In it, David Law spells out how he believes rent controls would exacerbate problems within New Zealand’s rental market, calling them “a recurring policy mistake”.

At all costs, rent controls should be avoided, the document said as it referred to overseas examples where they’ve done more harm than good.

If you’re in a rent-controlled property, that’s all well and good, but it’s the properties that don’t fall into the rent-controlled category that’ll see prices skyrocket, according to the paper.

Plus there’s the potential for landlords to let maintenance further fall to the wayside if they can’t raise rents more than they already have.

Researchers looking into San Francisco’s rent controls found that between 1994 and 2010, people who lived in controlled properties benefitted by a massive $4 billion.

But flip it in reverse, and the researchers found the people who weren’t able to get into rent-controlled properties were then the ones having to pay $4 billion in higher rents.

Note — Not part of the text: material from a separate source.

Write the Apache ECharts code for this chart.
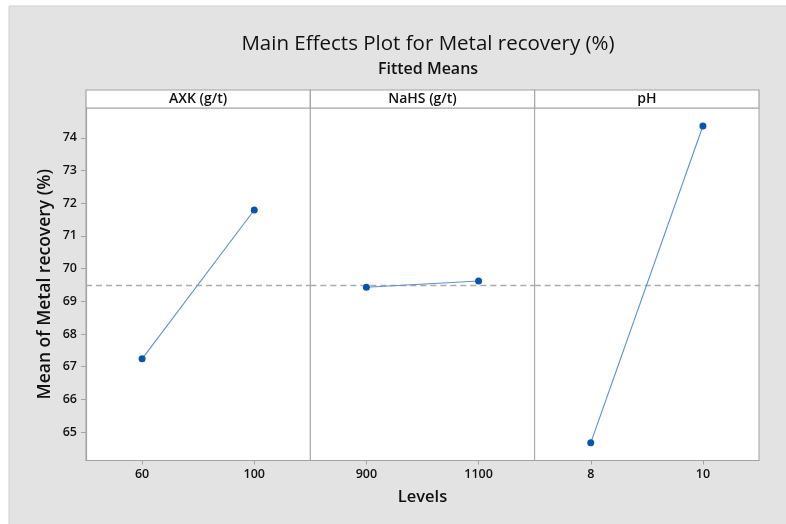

The reality of renting in NZ

Auckland apartments.

I perused TradeMe’s current listings for a bedroom to rent in Wellington and here are the cheapest places I found:

$160 per week for a furnished single room in a boarding house
$170 per week for another furnished single room, again in a boarding house
$185 per week for a room in a house with seven other people, BYO bed

Note: only one of these is remotely close to the CBD.

Now for the most expensive:

$800 per week for a fully furnished one bedroom unit on Lambton Quay
$795 per week for a fully furnished one bedroom apartment on the waterfront
$760 per week for a one bedroom, two bathroom apartment near the airport, but with a solid sea view, BYO bed

Note: even if I were to share any of those with someone, I’d still be unable to afford to pay half the rent.

We know rents are too high for what we pay for in New Zealand.

Earlier this year, 1 NEWS revealed a boutique real estate company, Lowe & Co, was charging four students $870 per week to live in a house that was falling apart.

There were holes in the bathroom floor, a suspected bug infestation, rats and mice in the walls and ceilings, gaps under doors leading outside, and a constant smell of mould.

To make matters worse, the owners of the home were two Lowe & Co employees, and property websites OneRoof and homes.co.nz had the house listed as a two-bedroom property, not a four-bedroom.

It’s understood the women living in the home have been paid a substantial amount in compensation since the story aired on 1 NEWS and that work is underway to remedy the issues.

Those developments aside, the issues at this home are a stark reminder of some of the places Kiwis are living in.

The four women were paying more than $200 per week each to live in a house that was constantly cold, making them sick, forcing them to throw clothes out, and may or may not even be meant to be used as a four-bedroom home.

So where does this leave us?

The party’s housing spokesperson Megan Woods says Labour wants to continue fixing the housing crisis.

Housing Minister Megan Woods has previously asked Treasury for advice on temporary rent controls in a bid to offset any negative impacts from the Government announcing it was extending the Bright Line Test and reducing tax deductions on property investments.

In the end, no such rent controls came to fruition.

They would’ve only been temporary anyway, and officials were concerned tenants would all of a sudden get hit with even higher rent bills once controls lifted.

Finance Minister Grant Robertson hasn’t ruled out rent controls in the past, but has also said they’re not coming any time soon.

He also said today he’s keeping “a very close eye” on the situation of rent rises.

Today, Woods also said rent prices are something she’s “tracking very closely”.

And the Prime Minister today told reporters she’s also “monitoring" the rental market "very closely”.

But when you simply look at how wages have increased versus how rents have, these responses simply don’t cut it.

The statistics are there and they paint a very clear picture; wages aren’t keeping up with rent prices and something needs to be done about it.